Conservation Health

It’s called "conservation medicine," but perhaps a better name would be "conservation health," implying a preventive approach that embraces the precautionary principle. The basic idea is simple, but it’s seldom observed: "When an activity raises threats of harm to human health or the environment, precautionary measures should be taken even if some cause-and-effect relationships are not fully established scientifically."

© Jerry Russell

This principle would lead us to fully test drugs and chemicals before allowing them on the market, and would ensure that we’d proceed very cautiously in our contact with natural ecosystems. Conservation medicine is beginning to make clear the consequences of upsetting nature’s balance, in terms of human, animal and planetary health.

Conservation medicine embraces many fields and disciplines. The science is complex, but most people would find the theory intuitive: Human health is fragile, and dependent on the larger world around it. Yes, it is about AIDS, SARS, mad cow, West Nile, malaria and monkeypox, but it is also about the interconnectedness of all life and the fact that human behavior has consequences.

This emerging science describes the myriad ways in which climate change brings new viruses to the fore, through rising waters and heat shocks. It describes how sea turtle tumors result from the human-caused agricultural runoff that pollutes coastal areas, and how diseases in land animals and marine creatures can leap to the human population. It notes that increasing human populations are forcing closer human-animal contact, resulting in diseases whose origins can be hard to track.

Conservation medicine analyzes deforestation, the bush meat trade, global traffic in endangered species and other factors that are causing us to lose control of public health. And it details the way our fast-paced global transportation system moves people, animals—and diseases—around the world. Every action has a reaction, and some of our activities as lords of the Earth have lately exhibited a vicious kickback.

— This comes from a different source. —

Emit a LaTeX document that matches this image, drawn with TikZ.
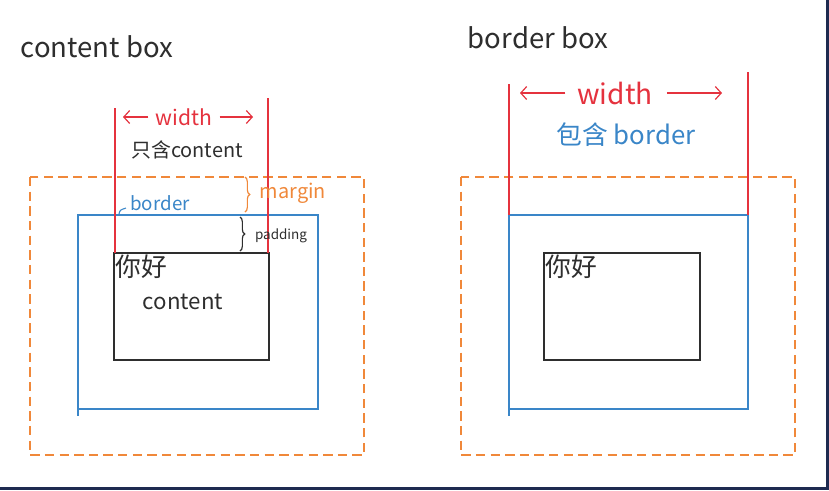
\documentclass[tikz,border=0pt]{standalone}
\usepackage{fontspec}
\setmainfont{Noto Sans CJK SC}
\usetikzlibrary{arrows.meta,decorations.pathreplacing}

\definecolor{penred}{HTML}{E5323E}
\definecolor{penorange}{HTML}{F0883A}
\definecolor{penblue}{HTML}{3A86C8}
\definecolor{penblack}{HTML}{2E2E2E}
\definecolor{frame}{HTML}{1E2A50}

\begin{document}
\begin{tikzpicture}[x=0.03cm,y=-0.03cm,every node/.style={inner sep=0pt,text=penblack},
  marginbox/.style={draw=penorange,line width=1.1pt,dash pattern=on 8pt off 4.5pt},
  borderbox/.style={draw=penblue,line width=1.1pt},
  contentbox/.style={draw=penblack,line width=1.1pt},
  widthline/.style={draw=penred,line width=1pt},
  widtharrow/.style={penred,line width=1pt,shorten <=6pt,-{Straight Barb[length=5pt,width=11pt]}},
  curly/.style={decorate,decoration={brace,amplitude=4pt},line width=1pt}]
  \useasboundingbox (0,0) rectangle (829,490);
  \fill[white] (0,0) rectangle (829,490);
  \fill[frame] (0,487) rectangle (829,490);
  \fill[frame] (826,0) rectangle (829,490);

  % content box
  \node[font=\fontsize{23.5}{23.5}\selectfont] (cbtitle) at (97,47) {content box};
  \draw[marginbox] (30,177) rectangle (364,455);
  \draw[borderbox] (78,215) rectangle (318,409);
  \draw[borderbox] (78,409) -- (78,416);
  \draw[contentbox] (114,253) rectangle (269,360);
  \draw[widthline] (115,108) -- (115,253);
  \draw[widthline] (268,98) -- (268,253);
  \node[font=\fontsize{18}{18}\selectfont,text=penred] (cbwidth) at (184,117) {width};
  \coordinate (cbleft) at (123,117);
  \coordinate (cbright) at (253,117);
  \draw[widtharrow] (cbwidth) -- (cbleft);
  \draw[widtharrow] (cbwidth) -- (cbright);
  \node[font=\fontsize{17}{17}\selectfont] (cbnote) at (187,150) {只含content};
  \draw[penorange,curly] (245,177) -- (245,212);
  \node[font=\fontsize{17}{17}\selectfont,text=penorange] (cbmargin) at (293,193) {margin};
  \node[font=\fontsize{16}{16}\selectfont,text=penblue] (cbborder) at (160,203) {border};
  \draw[penblue,line width=0.9pt] (119,214) .. controls (120,210) .. (126,208);
  \draw[penblack,curly] (240,217) -- (240,251);
  \node[font=\fontsize{11.5}{11.5}\selectfont] (cbpadding) at (281,236) {padding};
  \node[font=\fontsize{22}{22}\selectfont,anchor=north west] (cbhello) at (115,255) {你好};
  \node[font=\fontsize{19}{19}\selectfont] (cbcontent) at (183,302) {content};

  % border box
  \node[font=\fontsize{23.5}{23.5}\selectfont] (bbtitle) at (538,38) {border box};
  \draw[marginbox] (461,177) rectangle (795,455);
  \draw[borderbox] (509,215) rectangle (748,409);
  \draw[borderbox] (509,409) -- (509,416);
  \draw[contentbox] (544,253) rectangle (700,360);
  \draw[widthline] (509,84) -- (509,215);
  \draw[widthline] (748,72) -- (748,215);
  \node[font=\fontsize{24}{24}\selectfont,text=penred] (bbwidth) at (615,93) {width};
  \coordinate (bbleft) at (520,93);
  \coordinate (bbright) at (722,93);
  \draw[widtharrow,shorten <=10pt] (bbwidth) -- (bbleft);
  \draw[widtharrow,shorten <=12pt] (bbwidth) -- (bbright);
  \node[font=\fontsize{22}{22}\selectfont,text=penblue] (bbnote) at (626,135) {包含 border};
  \node[font=\fontsize{22}{22}\selectfont,anchor=north west] (bbhello) at (545,255) {你好};
\end{tikzpicture}
\end{document}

Among other things, our cover story on conservation medicine is a primer on the consequences of our horrendous relationship with the other animals on this planet, from the ones we crowd together, feed to one another, shoot up with drugs and then eat to those in the wild that we arrogantly displace through reckless actions and unchecked population growth.

Will we learn a lesson from the new diseases stalking our planet, what author Laurie Garrett calls "the coming plagues"? Maybe. But for conservation medicine to work effectively, we need to thoroughly revamp the approach that keeps doctors, veterinarians and ecologists all working within their separate spheres, with little interaction.

Conservation medicine is a vitally important issue but I’m doubtful it will get a fair hearing in our sound bite, shout "em down media world—that is, not unless the environmental movement makes a concerted effort to see that it does. Here’s an issue that the green community can rally around, and put its best minds to work translating what can be impenetrable scientific jargon into real, graspable issues. Nothing less than the health of our planet—and of our own species—is at stake.